Johanna hatte auch nicht weiter nachgefragt, aber sie betrat seither nie mehr das „Eisenbahnzimmer“ und widerstand allen Putzgelüsten, auch wenn sich allmählich Spinnweben über die Hügel und Häuser legten, was auch den farbigen Triebwagen verblassen ließ. Von der rotrockigen Holzfrau ganz zu schweigen.
Paul nahm eines Tages Besen und Lappen und verzog sich demonstrativ ins Zimmer und sie hörte ihn bald poltern und schimpfen.
Das war allemal eine Genugtuung, auch wenn sie sich ein wenig lächerlich dabei vorkam.
Johanna putzte sich die Nase, nahm die dicke Holzfrau von ihrem Platz an der Schranke hoch und steckte sie in die Tasche.
„So“, sagte sie zu Evi. „Nun sollen die Kinder das denn auch haben. Der Dackeljunge wird sich freuen.“
Sie ging energisch zur Wohnungstür und öffnete sie weit.
Die Weihnachtsgeschenke lagen ungeöffnet herum.Sie hatte keinen Weihnachtsbaum. Ein fremde kühne Entscheidung, die sie für sich getroffen hatte, unsicher und in Erwartung der Katastrophe, die möglicherweise über sie hereinbrechen könnte. Neben Paul waren Entscheidungen immer leicht gewesen. Ohne ihn wurde sie zaghaft vor sich selbst. Evi hatte mehr als erstaunt geguckt.
„Und da brichst du nicht zusammen, so gegen 20 Uhr am Heiligabend?“ Sie sog zweifelnd an ihrer Zigarette.
Johanna nickt, unsicher, tapfer, ängstlich, entschlossen.
„Und die Nachkommen? Keines da? Zu keinem hingehen? Oder tauchen sie auf?“
„Nein, niemand – oder noch mal kurz zu Lilli…“
Evi winkte ab.
„Komm einfach zu mir; wir essen ein nettes Abendbrot, gucken uns die leidige Weihnachtsgeschichte an, prüfen unsere Bibelfestigkeit – ich kann mir nicht helfen, Weihnachten hört auf, wenn die Kinder wissen, was die Geschenke, die sie sich gewünscht haben, kosten und anschließend zur Party um den Block ziehen.“
Sie holte sich ihren Mantel, suchte nach den Autoschlüsseln und betrachtete ihre verloren dasitzende Freundin.
„Alte Glucke. Zerfließ nicht in Selbstmitleid und korrigier dein Hoffnungsverhalten.“
Die Tür fiel leise hinter ihr zu. Evi war bei aller Korpulenz eine leise und leichte Person. Das hatte Johanna schon immer gefallen.

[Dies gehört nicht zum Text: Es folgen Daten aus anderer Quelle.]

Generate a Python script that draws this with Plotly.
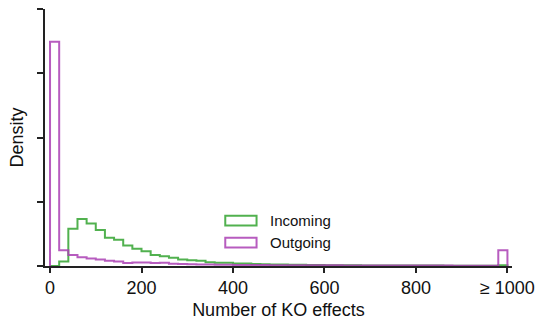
import plotly.graph_objects as go

# Histogram bins: 20-wide, last bin collects everything >= 980 (shown as ">= 1000")
bin_edges = list(range(0, 1001, 20))

# Density per bin (normalised histogram values)
incoming_density = [
    0.0, 0.0007, 0.0058, 0.0073, 0.0066, 0.0056, 0.0044, 0.0041, 0.0032, 0.0027,
    0.0023, 0.0017, 0.0015, 0.0013, 0.0010, 0.0009, 0.0008, 0.0006, 0.0005, 0.0005,
    0.0004, 0.0004, 0.0003, 0.00028, 0.00025, 0.00022, 0.0002, 0.00018, 0.00016, 0.00015,
    0.00013, 0.00012, 0.00011, 0.0001, 0.00009, 0.00009, 0.00008, 0.00008, 0.00007, 0.00007,
    0.00006, 0.00006, 0.00006, 0.00005, 0.00005, 0.00005, 0.00004, 0.00004, 0.00004, 0.0001,
]
outgoing_density = [
    0.0349, 0.00245, 0.0017, 0.00135, 0.00115, 0.001, 0.0008, 0.0007, 0.00045, 0.00055,
    0.00055, 0.00047, 0.0005, 0.00036, 0.0003, 0.00028, 0.00025, 0.00022, 0.0002, 0.00018,
    0.00017, 0.00016, 0.00015, 0.00014, 0.00013, 0.00012, 0.00012, 0.00011, 0.0001, 0.0001,
    0.00012, 0.0001, 0.00009, 0.00009, 0.00008, 0.00008, 0.00008, 0.00007, 0.00007, 0.00007,
    0.00006, 0.00006, 0.00006, 0.00006, 0.00005, 0.00005, 0.00005, 0.00005, 0.00005, 0.00245,
]

x_tick_values = [0, 200, 400, 600, 800, 1000]
x_tick_labels = ["0", "200", "400", "600", "800", "\u2265 1000"]
series_names = ["Incoming", "Outgoing"]

GREEN = "rgba(62,168,60,0.9)"
PURPLE = "rgba(170,64,180,0.85)"
FONT = "Liberation Sans, Arial, sans-serif"


def step_outline(edges, values):
    """Outline of a step histogram: up from the baseline, across each bin, back down."""
    xs = [edges[0]] + edges[:-1] + [edges[-1]]
    ys = [0.0] + list(values) + [0.0]
    return xs, ys


fig = go.Figure()
for name, vals, color in [
    (series_names[0], incoming_density, GREEN),
    (series_names[1], outgoing_density, PURPLE),
]:
    xs, ys = step_outline(bin_edges, vals)
    fig.add_trace(go.Scatter(
        x=xs, y=ys, mode="lines", name=name,
        line=dict(color=color, width=2, shape="hv"),
        showlegend=False, hoverinfo="skip",
    ))

# Legend: outlined patches with labels
legend_rows = [(series_names[0], GREEN, 0.177), (series_names[1], PURPLE, 0.0914)]
for label, color, yc in legend_rows:
    fig.add_shape(type="rect", xref="paper", yref="paper",
                  x0=0.386, x1=0.453, y0=yc - 0.019, y1=yc + 0.019,
                  line=dict(color=color, width=2), fillcolor="rgba(0,0,0,0)")
    fig.add_annotation(xref="paper", yref="paper", x=0.478, y=yc, text=label,
                       showarrow=False, xanchor="left", yanchor="middle",
                       font=dict(family=FONT, size=15, color="#111"))

fig.update_layout(
    width=542, height=320,
    margin=dict(l=45, r=30, t=9, b=54),
    paper_bgcolor="white", plot_bgcolor="white",
    font=dict(family=FONT, color="#111"),
    showlegend=False,
)
fig.update_xaxes(
    range=[-11, 1010], showgrid=False, zeroline=False, automargin=False,
    showline=True, linecolor="#222", linewidth=1.5,
    ticks="outside", ticklen=5, tickwidth=1.5, tickcolor="#222",
    tickvals=x_tick_values, ticktext=x_tick_labels,
    tickfont=dict(family=FONT, size=18, color="#111"),
    title=dict(text="Number of KO effects", font=dict(family=FONT, size=18, color="#111"), standoff=6),
)
fig.update_yaxes(
    range=[0, 0.04], showgrid=False, zeroline=False, automargin=False,
    showline=True, linecolor="#222", linewidth=1.5,
    ticks="outside", ticklen=6, tickwidth=1.5, tickcolor="#222",
    tickvals=[0, 0.01, 0.02, 0.03, 0.04], showticklabels=False,
    title=dict(text="Density", font=dict(family=FONT, size=18, color="#111"), standoff=9),
)

fig.write_html("out.html")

Sie kannten einander lange, eine Kindergartenfreundschaft, wie Johanna es gern nannte. Es gab gemeinsame Jahrzehnte aber auch Jahre, da hatte es sie auseinandergedriftet. Später, nach Pauls Tod, bedurfte es keiner weiteren Erklärung. Es waltete wieder die Kindergartenfreundschaft, verlässlicher denn je.
Es war kein Weihnachten, es war eine Mutprobe.
Johanna steckte Tannenzweige in die alte Bodenvase, die immer noch undicht war, stellte ergeben einen Teller drunter und fand nirgendwo den Karton mit dem Weihnachtsbaumschmuck.
Wahrscheinlich hatte sie ihn beim Umzug in der alten Wohnung stehen lassen. Dafür fand sie den Kasten mit hölzernen Ostereiern und hing diese an.